ボクの定年

還暦オーバー!今日もチャレンジ!

自分が高齢者になって思うこと

現在61歳のボクはまったく高齢者の自覚がありません。自分の中では自分が年寄だって思っていません。レッテルは他人が張るものでしょう。カテゴライズすると思考の中で整理ができるからだと思います。一部の他人からみて高齢者に分類分けされた気分はあまり良くありません。だけど分けられたことによって自意識が少し変化しているのに気づきます。

何度も書いていますが、ボクは高齢者のデイサービスを経営しています。開設したのは44歳の時、まだエネルギーに満ち溢れていました。何らかの障害を持った高齢者の生活を改善することリハビリテーションを支援することに情熱を燃やしていました。

今は違います。高齢者の生活を改善するなどおこがましいと思ってるしリハビリテーションは支援してできるものではないと感じています。へりくだった表現を使っているのではありません。自分が高齢者になったら、そんなことはありがた迷惑だってことが分かっただけなのです。リハビリしたい人は黙っていてもリハビリするし、生活を改善すべき状況があったとしてもそれを他人がどうこうと意見するなど、まったくもって迷惑千万なのです。助けてほしい時だけ最小限の支援をしてくれたらそれでいいと思います。

他人が判断する改善すべき状況と自分達(高齢者等)が改善したい状況は必ずしも一致しないのです。誤解を恐れずに例で示すと「もう、このまま死んでも良いのでほっといてくれ」という要望は完全に打ち消されます。ケアマネージャーをはじめ医療介護の専門家は、今こそ自分の存在意義が示される時だとばかりに目が輝きます。形としては寄り添い、話に傾聴しているものの結論は「私たちが支えますから頑張りましょう」です。ちなみに支える時間は営業時間内だけです。

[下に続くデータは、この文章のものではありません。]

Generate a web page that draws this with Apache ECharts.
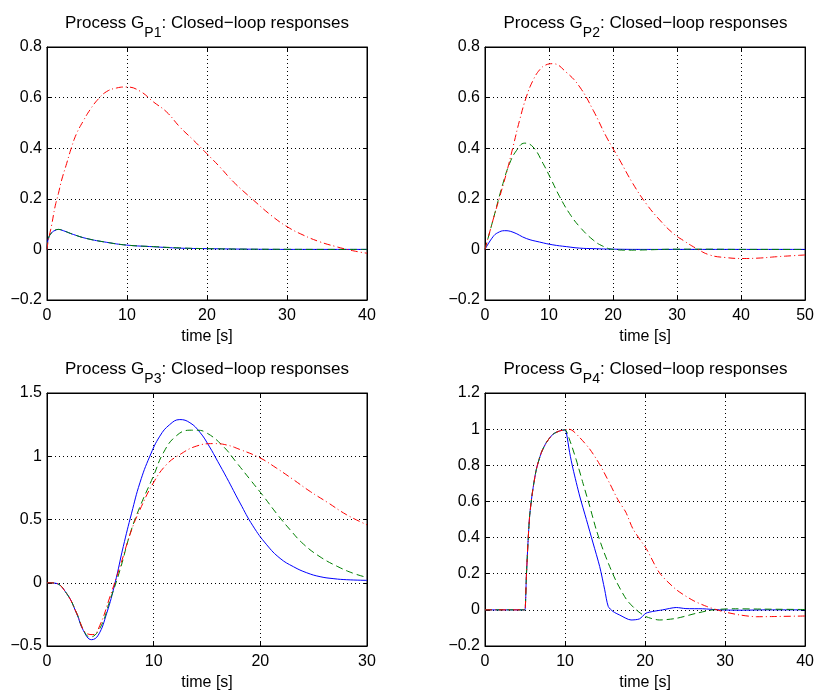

逆に、何が何でも助けてほしいという高齢者もいます。気持ちとしては充分理解できるし、むしろそれが多数派ではないでしょうか。しかし、そんなことは不可能です。人はいずれ年老いて死ぬのですから。北欧では胃ろう(口から食事のとれない人、飲込む力の無い人のために、直接、胃に栄養を入れるためのお腹に穴をあけること)がないと聞きます。口から食べれなくなったらそれが寿命という文化なのです。そこまでは国を挙げて福祉に注力する、しかし食べられなくなったら、もうすぐお迎えが来るよと優しく告げる。そんな文化があるのに手厚い福祉のところだけ取り出して日本にも導入すると歪んだ制度ができてしまうのだと思います。助けてもらって当たり前の社会は一見すると優しい社会ですが、助けてもらえなかった時の失望感は計り知れず自分だけが損をしたと感じるでしょう。さらに助けてもらった先には必ずしも自分の意図するLIFEがあるとは限りません。自然に任せるのが一番優しいのかもしれません。